Error: Non-unique value/primary key error


(Anika Kuesters Smith) #1

Meaning of Error

In Looker, you might come across an error of this form:

Non-Unique value/primary key (or sql_distinct_key), value overflow or collision when computing sum

This error occurs when Symmetric Aggregates (formerly Joined Sums and Averages) is used to bring measures through a join. It indicates that a field defined as primary_key: true in one of the views involved in the join is not completely unique for the values being calculated, and therefore cannot safely be used to make distinct aggregates. It is usually caused by creating a calculation based on a dimension from another view further down in the join hierarchy, or that your primary key is not in fact unique.

Resolving this Error

Make sure that any field you have defined as primary_key: true is unique in its table. One way to test this is to create an explore for the view you want to test, then make a Look with that primary key and a count of the table. Sort on the count, and look for instances where count is greater than 1; this indicates a non-unique field.


How to Identify and Fix Issues to Support Symmetric Aggregates
Why aren't my measures coming through a join?
(jake) #2

If you don’t have a unique primary key in a table, you can build a concatenated primary key in LookML or, in a derived table, define one.

Even when you have defined a primary_key in each view (and it is in fact unique), you may see the “non-unique value” error when running a query. One case where you might see this is if you have multiple one_to_many joins in an explore and there is a measure that aggregates a dimension that combines values from two of the joined in tables. In this case, the combined dimension may no longer be associated with a unique primary_key from the point of view of the base table.

The Solution: for the measure that is giving the error, you can add the parameter sql_distinct_key and concatenate the primary keys from the views that are being combined.

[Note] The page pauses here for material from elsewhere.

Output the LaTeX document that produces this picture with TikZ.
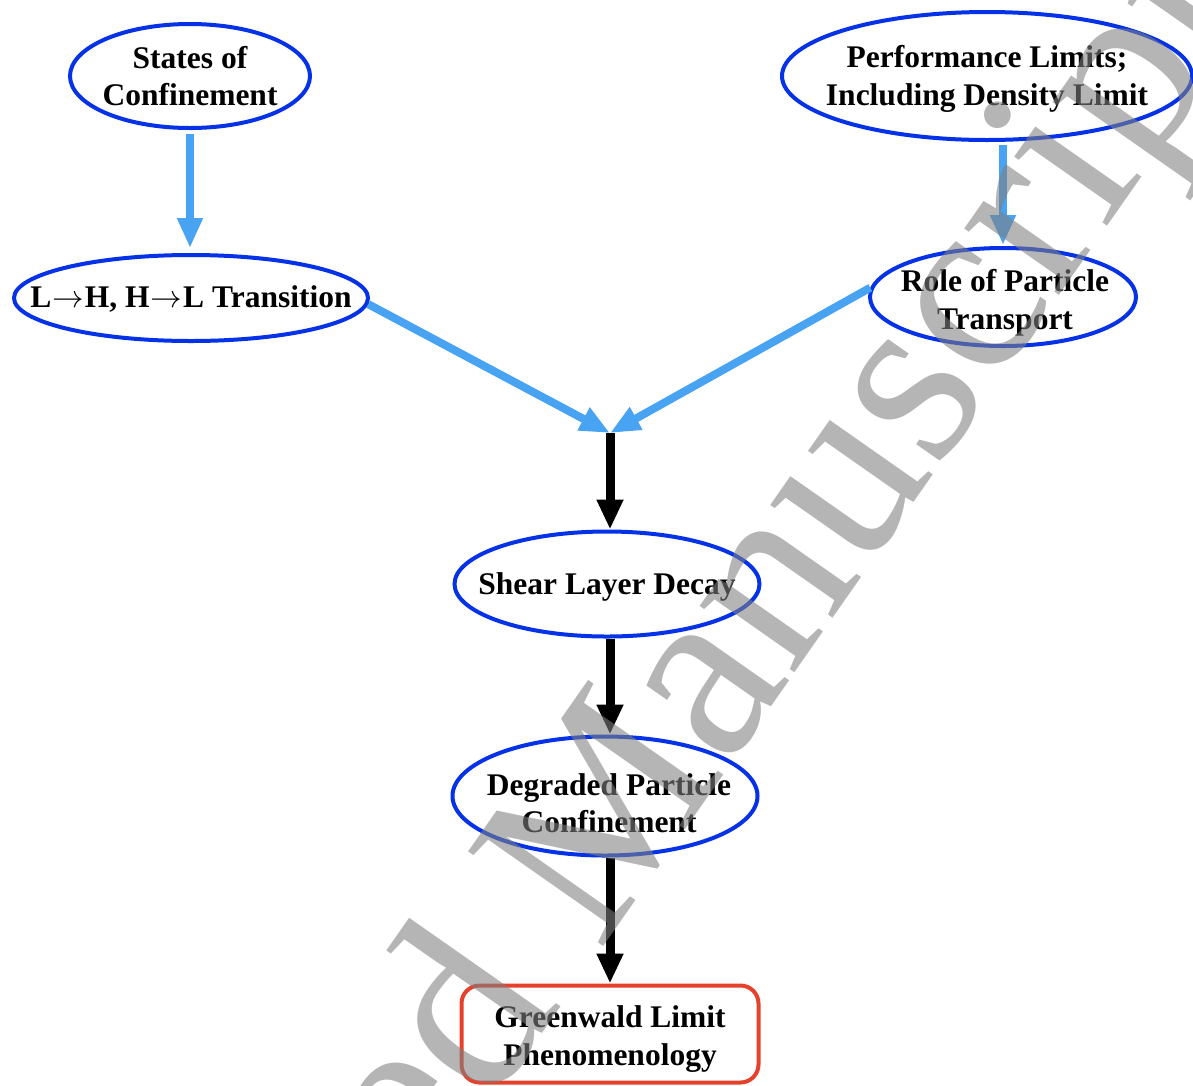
\RequirePackage{fix-cm}
\documentclass[tikz,border=0pt]{standalone}
\usepackage{fontspec}
\setmainfont{Liberation Serif}
\usetikzlibrary{shapes.geometric,arrows.meta}
\definecolor{ellblue}{RGB}{5,50,230}
\definecolor{arrblue}{RGB}{72,163,242}
\definecolor{boxred}{RGB}{228,66,44}
\newcommand{\tarr}{\kern1pt$\rightarrow$\kern1pt}
\begin{document}
\begin{tikzpicture}[x=1pt,y=-1pt,
  ell/.style={ellipse, draw=ellblue, line width=4pt, inner sep=0pt},
  lbl/.style={font=\fontsize{31.5}{37.5}\selectfont\bfseries, align=center, inner sep=0pt},
  barrow/.style={draw=arrblue, line width=8pt, -{Triangle[width=24pt,length=30pt]}},
  karrow/.style={draw=black, line width=9pt, -{Triangle[width=25pt,length=30pt]}},
  wm/.style={font=\fontsize{252}{252}\selectfont, text=black!50, text opacity=0.58, inner sep=0pt}
]
\useasboundingbox (0,0) rectangle (1193,1085);
\fill[white] (0,0) rectangle (1193,1085);

% nodes
\node[ell, minimum width=240pt, minimum height=104pt] (st) at (190,76) {};
\node[lbl] (stt) at (190,76) {States of\\Confinement};
\node[ell, minimum width=410pt, minimum height=128pt] (pf) at (987,76) {};
\node[lbl] (pft) at (987,79) {Performance Limits;\\Including Density Limit};
\node[ell, minimum width=354pt, minimum height=86pt] (lh) at (191,298) {};
\node[lbl] (lht) at (191,299) {L\tarr H, H\tarr L Transition};
\node[ell, minimum width=266pt, minimum height=98pt] (rp) at (1003,297) {};
\node[lbl] (rpt) at (1005,303) {Role of Particle\\Transport};
\node[ell, minimum width=305pt, minimum height=105pt] (sh) at (607,584) {};
\node[lbl] (sht) at (607,587) {Shear Layer Decay};
\node[ell, minimum width=305pt, minimum height=119pt] (dg) at (605,796) {};
\node[lbl] (dgt) at (609,803) {Degraded Particle\\Confinement};
\node[draw=boxred, line width=4pt, rounded corners=18pt, minimum width=297pt, minimum height=97pt, inner sep=0pt] (gw) at (610,1034) {};
\node[lbl] (gwt) at (610,1039) {Greenwald Limit\\Phenomenology};

\coordinate (jn) at (610,433);

% connectors
\draw[barrow, shorten <=4pt, shorten >=5pt] (st.south) -- (st.south |- lh.north);
\draw[barrow, shorten <=3pt, shorten >=1pt] (rp.north |- pf.south) -- (rp.north);
\draw[barrow] (lh.-2) -- (jn);
\draw[barrow] (rp.176) -- (jn);
\draw[karrow] (jn) -- (jn |- sh.north);
\draw[karrow] (jn |- sh.south) -- (jn |- dg.north);
\draw[karrow] (jn |- dg.south) -- (jn |- gw.north);

% watermark
\begin{scope}
\clip (0,0) rectangle (1193,1085);
\node[wm, rotate=55, anchor=base west] (wmk) at (17,1784) {Accepted Manuscript};
\end{scope}
\end{tikzpicture}
\end{document}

This is not easy to understand, so let’s consider a concrete example:
[NOTE: This may NOT the best way to model the following data. But is used as an example of how this error may occur. You may also want to consider if there is a better way to model your data if you see this error]

Consider

explore: aircraft {
  join: accidents {
    type: left_outer
    relationship: one_to_many
    sql_on: ${aircraft.tail_number} = ${accidents.registration_number}
  }
  join: flights {
    type: left_outer
    relationship: one_to_many
    sql_on: ${flights.tail_num} = ${aircraft.tail_number}
  }
}

I have a unique, primary_key defined for each of the views involved. But if I try to build a metric like:

view: accidents {
  dimension: morning_injuries {
    sql:  CASE WHEN ${flights.depart_hour_of_day}::int < 12 THEN ${number_injured}
            ELSE 0
            END;
  }
  measure: total_morning_injuries {
    type: sum
    sql: ${morning_injuries}
  }
}

I will get the eponymous error when I include total_morning_injuries in a query. Let’s take a look at one plane to see why - the case of N371UA. In our data set, the aircraft N371UA has flown over 11,000 times and had 2 accidents (one with 0 injuries, one with 15). To pull in both the flights and the accidents data for my morning_injuries dimension - Looker needs to join both of those on aircrafts. Consider the table that results if I query the primary keys for flights and accidents and morning_injuries for N371UA:

If I want to aggregate over morning_injuries, I only want to count 15 once and 0 once. But neither of the primary keys from flights or accidents can uniquely identify the morning_injuries dimension. So in order to aggregate correctly I need to write:

measure: total_morning_injuries {
    type: sum
    sql: ${morning_injuries}
    sql_distinct_key: ${flights.primary_key}||${accidents.accident_number}
  }

The concatenation of the primary keys DOES identify that there is one flight/accident combo with 15 injuries and one flight/accident combo with 0 injuries. And with the concatenated sql_distinct_key, Looker can perform the aggregates correctly!